In 1889, Chris Rutt started using the name “Aunt Jemima” to market his pancake flour after he heard the song “Old Aunt Jemima” in a minstrel show. The shows usually featured white actors in blackface, but African American comedian Billy Kersands wrote and performed “Old Aunt Jemima.”
After Rutt sold his company, the new owners hired Nancy Green, a former slave, in 1893 to pose as Aunt Jemima and sell the product. A number of women played Aunt Jemima, a role that evoked the stereotype of a “black mammy,” or a happy slave who devoted her life to a white family.
Quaker Oats updated the brand’s image in 1989 for its 100th birthday.
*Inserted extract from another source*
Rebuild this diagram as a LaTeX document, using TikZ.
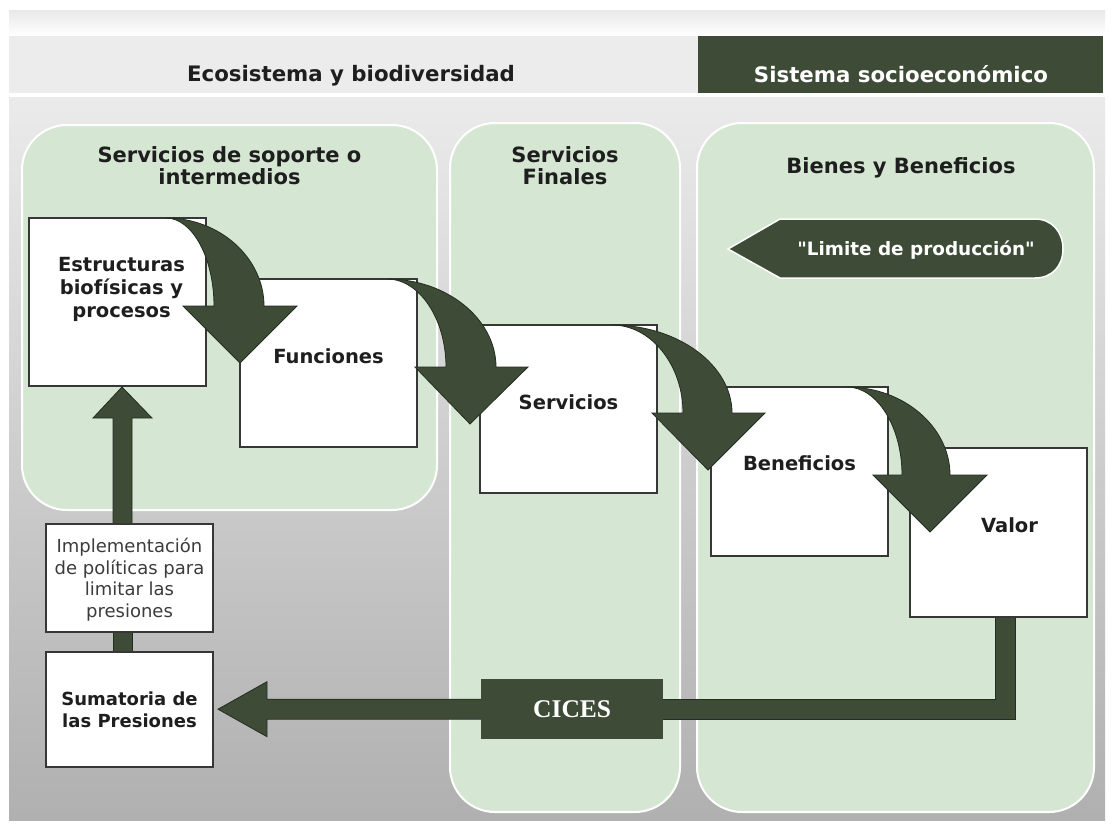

Aunt Jemima lost her headscarf and received pearl earrings but kept her name. At the time, a spokesperson for Quaker Oats called the brand recognition “an invaluable asset.” Now that asset has become a liability.
The social movement against racism, sparked by the death of George Floyd and stoked by other police killings of African Americans, has subjected longstanding monuments, memorials, and even brand identities to renewed scrutiny. On June 15, African American singer Kirby posted a TikTok video entitled “How to make a non-racist breakfast.” In the video, she poured a box of Aunt Jemima pancake mix into a sink. Within days, Quaker Oats announced the beginning of the end the brand.
“We recognize Aunt Jemima’s origins are based on a racial stereotype,” said Kristin Kroepfl of Quaker Foods North America. “While work has been done over the years to update the brand in a manner intended to be appropriate and respectful, we realize those changes are not enough.”
Other brands that rely on African American or other ethnic minority imagery followed suit: Uncle Ben’s rice, Mrs. Butterworth’s syrup, Cream of Wheat porridge, and Eskimo Pie ice cream treats all said they planned to review their own branding.
The proposed changes met some resistance from people associated with the women who once played the role of Aunt Jemima. Sherry Williams is president of the historical society of Bronzeville, the Chicago neighborhood where Green lived. She told WBEZ-FM she wished Quaker Oats would celebrate the contributions of women like Green rather than erasing them.
Anna Short Harrington and Lillian Richard took on the role of Aunt Jemima in the years after Green’s death in 1923.
“This is an injustice for me and my family,” Harrington’s great-grandson, Larnell Evans, told Patch. “This is part of my history,” Vera Harris, a relative of Lillian Richard, echoed those concerns.
“I wish we would take a breath and not just get rid of everything, because good or bad, it is our history,” Harris told KTVT-TV.
Though some people have no discomfort with the brands or even feel nostalgia for them, Vincent Bacote, a professor of theology at Wheaton College, called the changes a step in the right direction.
“There have been people who have always been uncomfortable with the branding of Aunt Jemima and Uncle Ben’s because they are beloved African American figures who are subservient,” said Bacote, who is African American. “Depending upon how you grew up and where you grew up, it can seem to reinforce a certain notion of joyful subservience of minorities.” A pancake syrup’s branding might seem like a little thing, but what if it contributes to the idea that black people belong in service roles to whites? Bacote said brands should ask themselves, “Are [we] reinforcing the idea that that’s the kind of jobs those people should be in?”
He suggested Christians use conversations on race and marketing as an opportunity to learn. Advertising images have meaning, and Christians—who have often critiqued sexualization in marketing—ought to think carefully about race in advertising, too: “We are in a time of great potential for there to be a broad, consistent Christian witness that addresses questions of race and justice.”